Watching anything wreck that much havoc on LA’s nightmarish Freeway system during its Kakaesque rush hour is a guilty pleasure for any Angelino (Let us also take a moment to appriciate the sublime irony of a thriller built around public transporation being set in a city notorious for having the worst public transportation system of any major metropolitan area in the world). Unfortunately the film does little more then nod at the cities multi culturalism. Original director Tarantino might have turned the film into LA’s answer to The Taking Of The Pelham 123. De Bont, just lets everyone have a funny line.

And yet I’ve ended up writing about everything in this movie aside from my reason for revisiting it. Hopper of course, grounds the film. Giving his role a real sense of menace and ruthlessness. Not to mention making the idea that he can outsmart Keanu Reeves seem all too plausible. He gives the role the requisite intensity. But It’s then kind of role that Hopper was all too often saddled with, in the late stage of his career. One that the movie depended on, but gave him little room to do anything but pop his eyes, yell, and get one ker-aizy speech in. Don’t get me wrong, like everything else in the film Hopper is a lot of fun. He’s just not much else.

6 comments:

deadlydolls said...

I can always enjoy some Speed, even though some of the physics kind of irk me (and I almost failed high school AND college physics). Still, it's one of the most enjoyable action films made in the '90s.

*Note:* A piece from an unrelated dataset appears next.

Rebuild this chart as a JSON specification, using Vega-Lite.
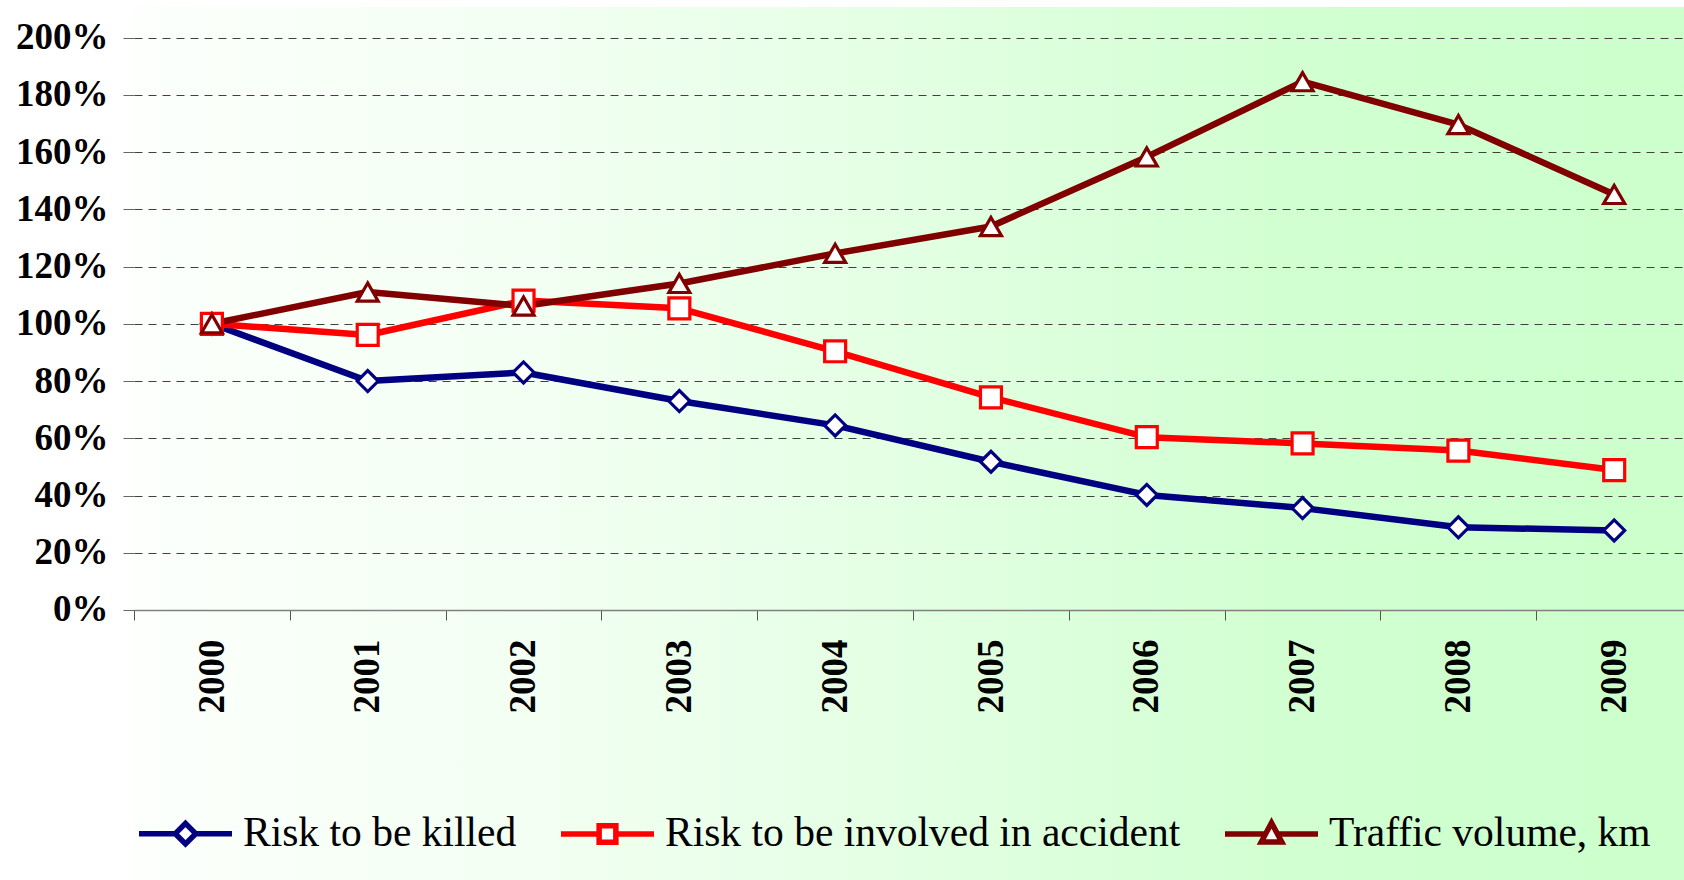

Also, I too think Reeves works great in certain material. I quote his great scene in Parenthood once a month and will never ever tire of Bill & Ted's. Yes, he's a little limited as an actor, but I always dug the fact that he seems like a genuinely nice guy.

Unknown said...

Keanu is one of those actors that is good when he works within his limited range. He brings a lot of enthusiasm to a role like POINT BREAK and SPEED. And count me for digging CONSTANTINE as well. I love that opening scene where he does the exorcism with the mirror. Very coool.

Back to SPEED. I would go so far as to say that it is THE best of the DIE HARD wannabes. It is nothing more than a lean mean action machine and delivers the goods. Plus, Keanu and Sandra Bullock have fantastic chemistry in this film which always made me wonder if they were an item off-screen. And despite the daft logic of THE LAKE HOUSE, they demonstrated that they still have great chemistry together.

Anyways, SPEED is an enjoyable big dumb action film filled with cliches (like Jeff Daniels as the doomed partner) but it has a lot of fun with them also.

Bryce Wilson said...

@ Emily: Are you saying a two ton bus couldn't hop a fifty foot gorge?

@ JD: Glad to see another Constantine fan. It was getting lonely over here.

Also Jeff Daniels only had a week until retirement NOOO!!!

Like I said, I think Keanu's great strength is that he doesn't talk down to the material. And given some of the material he's given, that's harder then it looks.

Unknown said...

Bryce:

Agreed re: Keanu. His best films play off his stiff or blankness as an actor. This actually worked really well in POINT BREAK where he was supposed to be a square newbie who has jump right into the action.

Franco Macabro said...

One of my all time favorite action films, I remember the thrill I got when I watched it for the first time in the theater, it was a great movie going experience. The audience got a jolt out of it! I think it still holds up very well today, and I love it even more because it was all achieved (as you mentioned in your review) without a drop of CGI.

Franco Macabro said...

By the way, Im not a Keanu hater. Ive actually loved his work all through out, even as far back as his Bill and Teds Excellent Adventure days!